— Begin —

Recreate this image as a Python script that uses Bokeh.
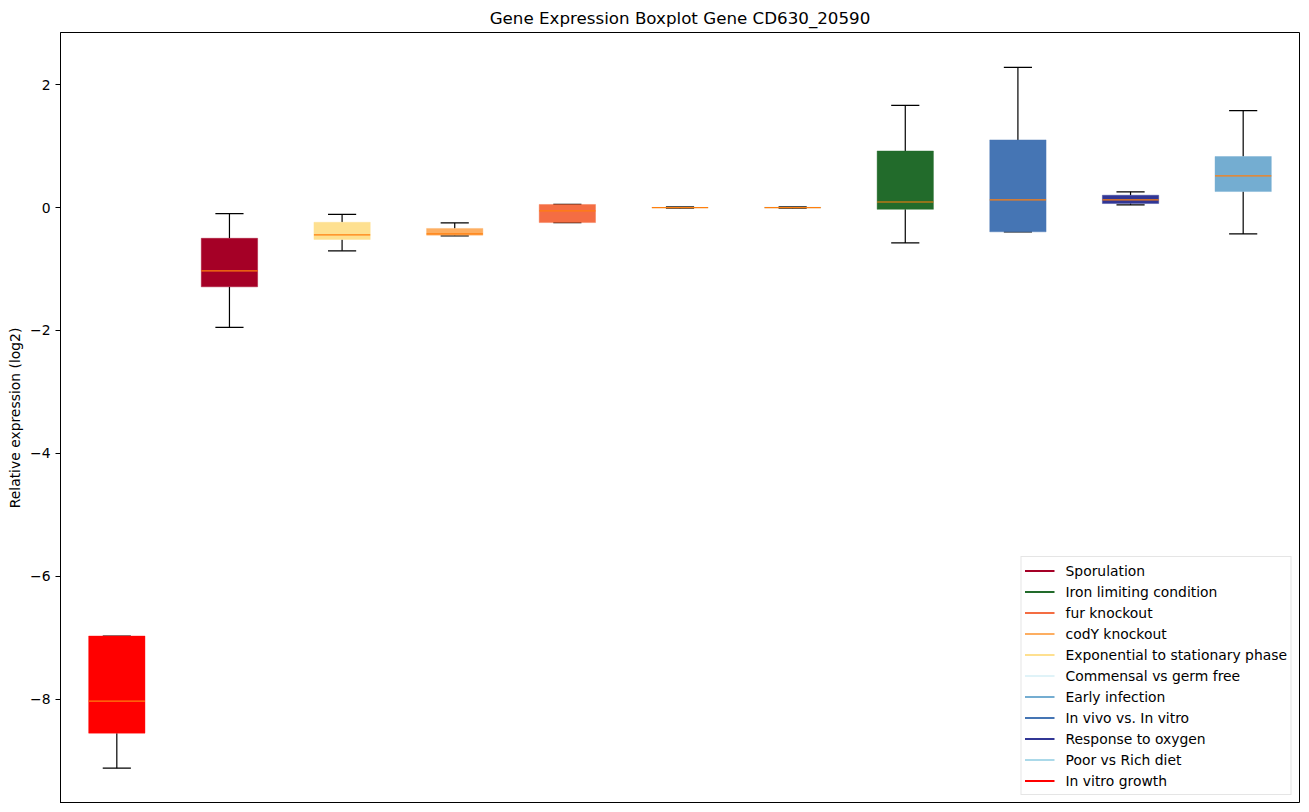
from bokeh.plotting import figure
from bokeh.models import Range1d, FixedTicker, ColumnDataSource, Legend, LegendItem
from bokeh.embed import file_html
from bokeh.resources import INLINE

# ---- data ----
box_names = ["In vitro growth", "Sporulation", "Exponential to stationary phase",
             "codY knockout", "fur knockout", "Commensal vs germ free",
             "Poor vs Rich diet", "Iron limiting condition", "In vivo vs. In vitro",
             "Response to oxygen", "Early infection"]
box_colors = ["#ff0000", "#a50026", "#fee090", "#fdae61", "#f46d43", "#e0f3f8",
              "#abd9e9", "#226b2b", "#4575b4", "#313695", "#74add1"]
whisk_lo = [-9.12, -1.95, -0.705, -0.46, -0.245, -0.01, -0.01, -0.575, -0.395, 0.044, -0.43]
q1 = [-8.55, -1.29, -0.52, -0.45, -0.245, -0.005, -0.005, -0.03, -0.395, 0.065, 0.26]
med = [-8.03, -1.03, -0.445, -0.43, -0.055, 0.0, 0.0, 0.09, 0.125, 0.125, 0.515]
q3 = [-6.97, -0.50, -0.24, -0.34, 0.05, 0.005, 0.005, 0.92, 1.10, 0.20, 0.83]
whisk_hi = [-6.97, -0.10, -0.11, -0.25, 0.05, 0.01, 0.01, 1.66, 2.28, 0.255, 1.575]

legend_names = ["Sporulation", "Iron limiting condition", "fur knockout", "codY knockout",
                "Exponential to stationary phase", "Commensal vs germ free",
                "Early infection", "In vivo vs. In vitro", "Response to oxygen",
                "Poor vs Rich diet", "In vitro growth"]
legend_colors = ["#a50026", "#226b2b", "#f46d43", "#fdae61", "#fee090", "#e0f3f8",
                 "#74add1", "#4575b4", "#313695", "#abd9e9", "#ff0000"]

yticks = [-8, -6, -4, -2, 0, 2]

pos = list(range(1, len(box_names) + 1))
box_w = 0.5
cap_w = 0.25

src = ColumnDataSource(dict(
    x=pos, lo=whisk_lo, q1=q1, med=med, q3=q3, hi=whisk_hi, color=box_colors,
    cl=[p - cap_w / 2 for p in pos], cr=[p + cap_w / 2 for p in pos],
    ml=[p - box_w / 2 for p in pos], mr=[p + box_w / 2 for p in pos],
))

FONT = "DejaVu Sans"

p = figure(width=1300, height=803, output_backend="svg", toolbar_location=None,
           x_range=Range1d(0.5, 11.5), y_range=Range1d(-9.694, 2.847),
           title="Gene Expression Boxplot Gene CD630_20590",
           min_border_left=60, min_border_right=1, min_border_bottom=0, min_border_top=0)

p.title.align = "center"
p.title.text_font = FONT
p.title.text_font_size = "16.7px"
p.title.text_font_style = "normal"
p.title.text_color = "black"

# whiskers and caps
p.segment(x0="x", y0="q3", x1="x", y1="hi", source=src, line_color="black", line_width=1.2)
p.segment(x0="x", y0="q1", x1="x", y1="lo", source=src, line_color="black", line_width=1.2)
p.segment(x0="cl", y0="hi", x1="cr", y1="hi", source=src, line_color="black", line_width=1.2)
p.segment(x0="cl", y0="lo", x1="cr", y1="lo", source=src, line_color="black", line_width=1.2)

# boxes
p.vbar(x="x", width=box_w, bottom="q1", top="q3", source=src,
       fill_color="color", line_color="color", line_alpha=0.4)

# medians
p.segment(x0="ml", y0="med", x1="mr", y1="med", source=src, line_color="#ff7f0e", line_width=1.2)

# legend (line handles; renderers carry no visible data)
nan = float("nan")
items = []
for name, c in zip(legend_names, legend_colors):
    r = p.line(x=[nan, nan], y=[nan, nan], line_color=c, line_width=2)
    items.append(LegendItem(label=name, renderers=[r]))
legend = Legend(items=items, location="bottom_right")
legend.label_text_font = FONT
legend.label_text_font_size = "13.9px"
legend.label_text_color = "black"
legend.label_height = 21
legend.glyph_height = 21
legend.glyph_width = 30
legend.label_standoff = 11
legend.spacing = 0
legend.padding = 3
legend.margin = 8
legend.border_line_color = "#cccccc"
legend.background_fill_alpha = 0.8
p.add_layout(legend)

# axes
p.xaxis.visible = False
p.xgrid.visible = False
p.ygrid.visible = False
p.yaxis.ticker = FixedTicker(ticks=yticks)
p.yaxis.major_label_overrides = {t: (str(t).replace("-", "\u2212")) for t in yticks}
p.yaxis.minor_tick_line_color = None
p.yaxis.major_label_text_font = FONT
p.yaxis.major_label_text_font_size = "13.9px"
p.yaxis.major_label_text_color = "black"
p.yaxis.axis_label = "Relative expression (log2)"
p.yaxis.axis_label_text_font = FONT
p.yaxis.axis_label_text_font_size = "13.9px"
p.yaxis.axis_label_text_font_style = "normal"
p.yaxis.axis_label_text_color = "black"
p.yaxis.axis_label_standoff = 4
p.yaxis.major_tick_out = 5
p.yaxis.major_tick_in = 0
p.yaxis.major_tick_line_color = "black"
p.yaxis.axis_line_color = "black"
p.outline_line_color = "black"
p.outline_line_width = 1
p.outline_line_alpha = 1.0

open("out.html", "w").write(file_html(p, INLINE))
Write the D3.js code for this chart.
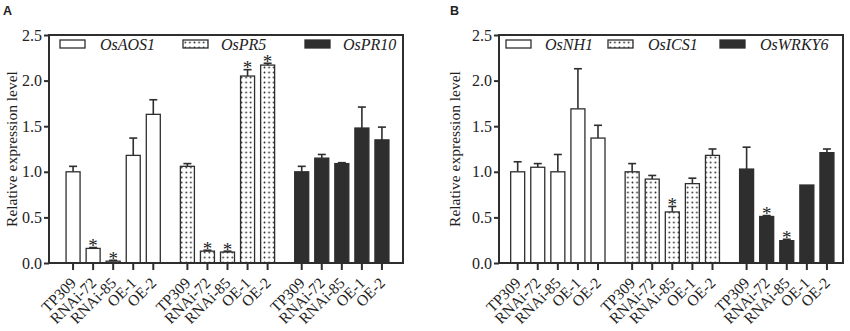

— End —

■ **To be done**
Copy every line of the data word for word, omitting the images.

■ **Answer for the task**
Recreate this image as a Python script that uses Bokeh.
from bokeh.plotting import figure
from bokeh.models import Range1d, FixedTicker, ColumnDataSource, Legend, LegendItem
from bokeh.embed import file_html
from bokeh.resources import INLINE

# ---- data ----
box_names = ["In vitro growth", "Sporulation", "Exponential to stationary phase",
             "codY knockout", "fur knockout", "Commensal vs germ free",
             "Poor vs Rich diet", "Iron limiting condition", "In vivo vs. In vitro",
             "Response to oxygen", "Early infection"]
box_colors = ["#ff0000", "#a50026", "#fee090", "#fdae61", "#f46d43", "#e0f3f8",
              "#abd9e9", "#226b2b", "#4575b4", "#313695", "#74add1"]
whisk_lo = [-9.12, -1.95, -0.705, -0.46, -0.245, -0.01, -0.01, -0.575, -0.395, 0.044, -0.43]
q1 = [-8.55, -1.29, -0.52, -0.45, -0.245, -0.005, -0.005, -0.03, -0.395, 0.065, 0.26]
med = [-8.03, -1.03, -0.445, -0.43, -0.055, 0.0, 0.0, 0.09, 0.125, 0.125, 0.515]
q3 = [-6.97, -0.50, -0.24, -0.34, 0.05, 0.005, 0.005, 0.92, 1.10, 0.20, 0.83]
whisk_hi = [-6.97, -0.10, -0.11, -0.25, 0.05, 0.01, 0.01, 1.66, 2.28, 0.255, 1.575]

legend_names = ["Sporulation", "Iron limiting condition", "fur knockout", "codY knockout",
                "Exponential to stationary phase", "Commensal vs germ free",
                "Early infection", "In vivo vs. In vitro", "Response to oxygen",
                "Poor vs Rich diet", "In vitro growth"]
legend_colors = ["#a50026", "#226b2b", "#f46d43", "#fdae61", "#fee090", "#e0f3f8",
                 "#74add1", "#4575b4", "#313695", "#abd9e9", "#ff0000"]

yticks = [-8, -6, -4, -2, 0, 2]

pos = list(range(1, len(box_names) + 1))
box_w = 0.5
cap_w = 0.25

src = ColumnDataSource(dict(
    x=pos, lo=whisk_lo, q1=q1, med=med, q3=q3, hi=whisk_hi, color=box_colors,
    cl=[p - cap_w / 2 for p in pos], cr=[p + cap_w / 2 for p in pos],
    ml=[p - box_w / 2 for p in pos], mr=[p + box_w / 2 for p in pos],
))

FONT = "DejaVu Sans"

p = figure(width=1300, height=803, output_backend="svg", toolbar_location=None,
           x_range=Range1d(0.5, 11.5), y_range=Range1d(-9.694, 2.847),
           title="Gene Expression Boxplot Gene CD630_20590",
           min_border_left=60, min_border_right=1, min_border_bottom=0, min_border_top=0)

p.title.align = "center"
p.title.text_font = FONT
p.title.text_font_size = "16.7px"
p.title.text_font_style = "normal"
p.title.text_color = "black"

# whiskers and caps
p.segment(x0="x", y0="q3", x1="x", y1="hi", source=src, line_color="black", line_width=1.2)
p.segment(x0="x", y0="q1", x1="x", y1="lo", source=src, line_color="black", line_width=1.2)
p.segment(x0="cl", y0="hi", x1="cr", y1="hi", source=src, line_color="black", line_width=1.2)
p.segment(x0="cl", y0="lo", x1="cr", y1="lo", source=src, line_color="black", line_width=1.2)

# boxes
p.vbar(x="x", width=box_w, bottom="q1", top="q3", source=src,
       fill_color="color", line_color="color", line_alpha=0.4)

# medians
p.segment(x0="ml", y0="med", x1="mr", y1="med", source=src, line_color="#ff7f0e", line_width=1.2)

# legend (line handles; renderers carry no visible data)
nan = float("nan")
items = []
for name, c in zip(legend_names, legend_colors):
    r = p.line(x=[nan, nan], y=[nan, nan], line_color=c, line_width=2)
    items.append(LegendItem(label=name, renderers=[r]))
legend = Legend(items=items, location="bottom_right")
legend.label_text_font = FONT
legend.label_text_font_size = "13.9px"
legend.label_text_color = "black"
legend.label_height = 21
legend.glyph_height = 21
legend.glyph_width = 30
legend.label_standoff = 11
legend.spacing = 0
legend.padding = 3
legend.margin = 8
legend.border_line_color = "#cccccc"
legend.background_fill_alpha = 0.8
p.add_layout(legend)

# axes
p.xaxis.visible = False
p.xgrid.visible = False
p.ygrid.visible = False
p.yaxis.ticker = FixedTicker(ticks=yticks)
p.yaxis.major_label_overrides = {t: (str(t).replace("-", "\u2212")) for t in yticks}
p.yaxis.minor_tick_line_color = None
p.yaxis.major_label_text_font = FONT
p.yaxis.major_label_text_font_size = "13.9px"
p.yaxis.major_label_text_color = "black"
p.yaxis.axis_label = "Relative expression (log2)"
p.yaxis.axis_label_text_font = FONT
p.yaxis.axis_label_text_font_size = "13.9px"
p.yaxis.axis_label_text_font_style = "normal"
p.yaxis.axis_label_text_color = "black"
p.yaxis.axis_label_standoff = 4
p.yaxis.major_tick_out = 5
p.yaxis.major_tick_in = 0
p.yaxis.major_tick_line_color = "black"
p.yaxis.axis_line_color = "black"
p.outline_line_color = "black"
p.outline_line_width = 1
p.outline_line_alpha = 1.0

open("out.html", "w").write(file_html(p, INLINE))
Write the D3.js code for this chart.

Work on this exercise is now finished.